Almost daily Corner bashing

Jonah Goldberg gotchas the Democrats:

if Kyoto is so vital — at least as a first step — ask yourself why Senate Democrats haven't taken it up. If your answer is that they can't because Bush has "refused to sign Kyoto" you need to stop letting Democratic talking points substitute for thinking. Bush has refused to sign Kyoto for the same reason he has refused to sign the armistice with Japan: he can't. A previous president already signed Kyoto, he just never sent it to the senate for ratification, because he knew it would fail. What's lacking isn't a presidential signature but a senate willing to adopt Kyoto. Some argue the president doesn't need to send the treaty to the senate, the senate can take it up any time it wants. Others claim the president does need to submit it to the senate. But either way, you haven't heard Reid clamoring to take it up. Why? Because if they adopted anything like Kyoto they'd be thrown out of office.

Yep.

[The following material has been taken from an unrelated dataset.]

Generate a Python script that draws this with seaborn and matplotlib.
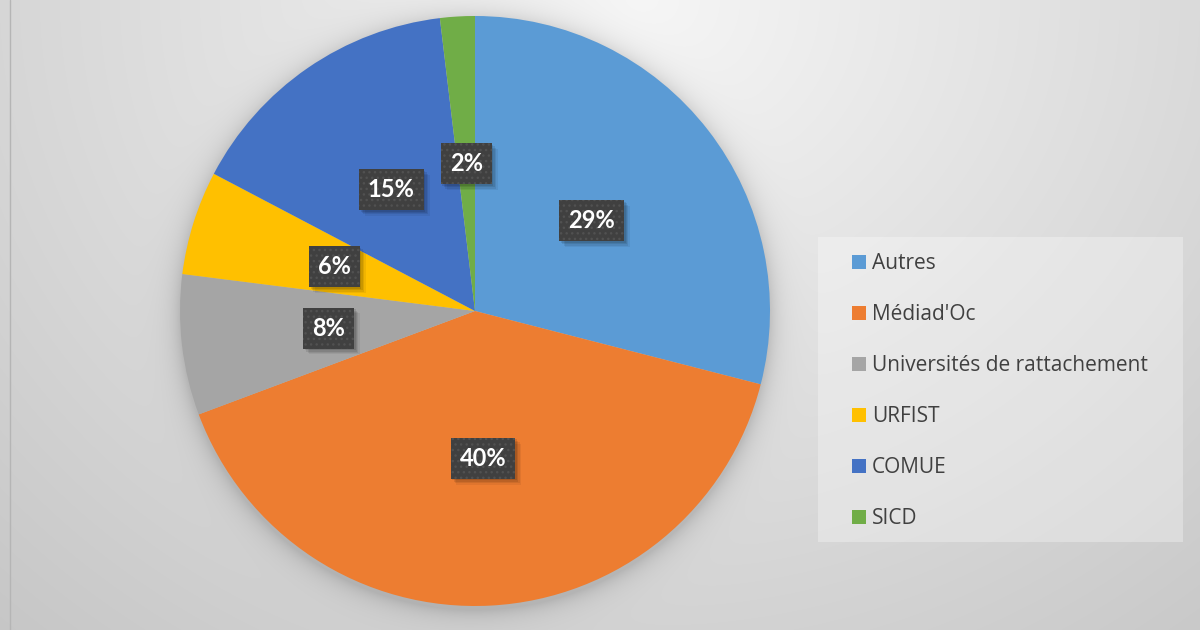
import numpy as np
import matplotlib
matplotlib.use("Agg")
import matplotlib.pyplot as plt
import seaborn as sns
from matplotlib import patheffects as pe
from matplotlib.patches import Rectangle
from matplotlib.transforms import Affine2D

# ---- data ----
categories = ["Autres", "Médiad'Oc", "Universités de rattachement", "URFIST", "COMUE", "SICD"]
shares = [29.0, 40.3, 7.7, 5.7, 15.4, 1.9]
colors = ["#5B9BD5", "#ED7D31", "#A5A5A5", "#FFC000", "#4472C4", "#70AD47"]

sns.set_theme(style="white")
plt.rcParams['font.family'] = ['Lato', 'DejaVu Sans']


class SoftBoxShadow(pe.AbstractPathEffect):
    """Soft, un-hatched drop shadow for the label boxes."""
    def __init__(self, steps=((1.2, 0.10), (2.2, 0.09), (3.2, 0.08), (4.2, 0.06))):
        super().__init__()
        self.steps = steps

    def draw_path(self, renderer, gc, tpath, affine, rgbFace):
        for off, a in self.steps:
            px = renderer.points_to_pixels(off)
            gc0 = renderer.new_gc()
            gc0.copy_properties(gc)
            gc0.set_hatch(None)
            gc0.set_foreground('none')
            gc0.set_alpha(a)
            gc0.set_linewidth(0)
            renderer.draw_path(gc0, tpath, affine + Affine2D().translate(px, -px), (0, 0, 0))
            gc0.restore()


W, H = 1200, 630
fig = plt.figure(figsize=(12, 6.3), dpi=100)

# ---- background with radial gradient and pie shadow ----
bg = fig.add_axes([0, 0, 1, 1])
bg.set_axis_off()
yy, xx = np.mgrid[0:H, 0:W] + 0.5
d = np.sqrt(((xx - 640) / 600.0) ** 2 + (yy / 537.0) ** 2)
g = np.clip(246 - 30 * d, 193, 248)
cx, cy, R = 475, 311, 295
r = np.hypot(xx - cx, yy - (cy + 4)) - R
sh = np.where(r > 0, 0.15 * np.exp(-r / 11.0), 0.15)
g = g * (1 - sh)
img = np.dstack([g, g, g]) / 255.0
bg.imshow(img, extent=[0, W, H, 0], aspect='auto', interpolation='bilinear')
bg.set_xlim(0, W)
bg.set_ylim(H, 0)
bg.axvline(9.5, color='#B5B5B5', lw=1)
bg.add_patch(Rectangle((818, 237), 365, 305, facecolor='white', alpha=0.3, lw=0))

# ---- pie ----
ax = fig.add_axes([(cx - R) / W, (H - cy - R) / H, 2 * R / W, 2 * R / H])
wedges, texts, autotexts = ax.pie(
    shares, colors=sns.color_palette(colors), startangle=90, counterclock=False,
    autopct='%.0f%%', pctdistance=0.5,
    wedgeprops=dict(linewidth=0),
    textprops=dict(color='white', fontsize=17, fontweight='bold'))
ax.set_xlim(-1, 1)
ax.set_ylim(-1, 1)
ax.set_aspect('equal')
ax.set_axis_off()
for w in wedges:
    w.set_clip_on(False)

for t in autotexts:
    t.set_bbox(dict(boxstyle='square,pad=0.38', facecolor='#404040',
                    edgecolor='#515151', hatch='...', linewidth=0))
    t.get_bbox_patch().set_path_effects([SoftBoxShadow(), pe.Normal()])

# ---- legend ----
fig.legend(wedges, categories, loc='upper left',
           bbox_to_anchor=(852 / W, 1 - 253 / H),
           frameon=False,
           prop=dict(family=['Open Sans', 'DejaVu Sans'], size=15),
           borderpad=0, borderaxespad=0,
           handlelength=0.65, handleheight=0.65, handletextpad=0.3,
           labelspacing=1.44, labelcolor='#404040')

fig.savefig("out.png", dpi=100)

A great big gotcha, minus the part where he's correct about anything.

Bill Clinton didn't ratify Kyoto, because the Senate basically told him in no uncertain terms that they would refuse their consent. He knew it wasn't a gesture worth making under the circumstances. That may say something small about Bill Clinton's commitment to climate change at the time, but that was basically the Senate's fault.

The situation today, on the other hand, is pretty much equal and opposite. Right now the Senate sees no reason to bother with Kyoto because even if they could get the 67 "yeahs" they need procedurally, they know that George Bush will just refuse to ratify it. That would effectively end that.

Instead, as I type, they're designing climate change legislation that will (with any luck) be farther reaching vis-a-vis domestic emissions than Kyoto anyhow, and that stands a decent chance of passing on the floor as well. It will probably be vetoed, and will fail an over-ride vote, but will have laid the ground work for the next Congress under a new president who with any hope will sign it (or something like it). A

And this sequence of events, I predict, will be causal in precisely zero Democratic losses in November. 2008.

But this is Jonah Goldberg we're talking about here, so I should probably include a caveat here that his is a very serious, thoughtful argument that has never been made before with such detail or care. It just happens to be wrong.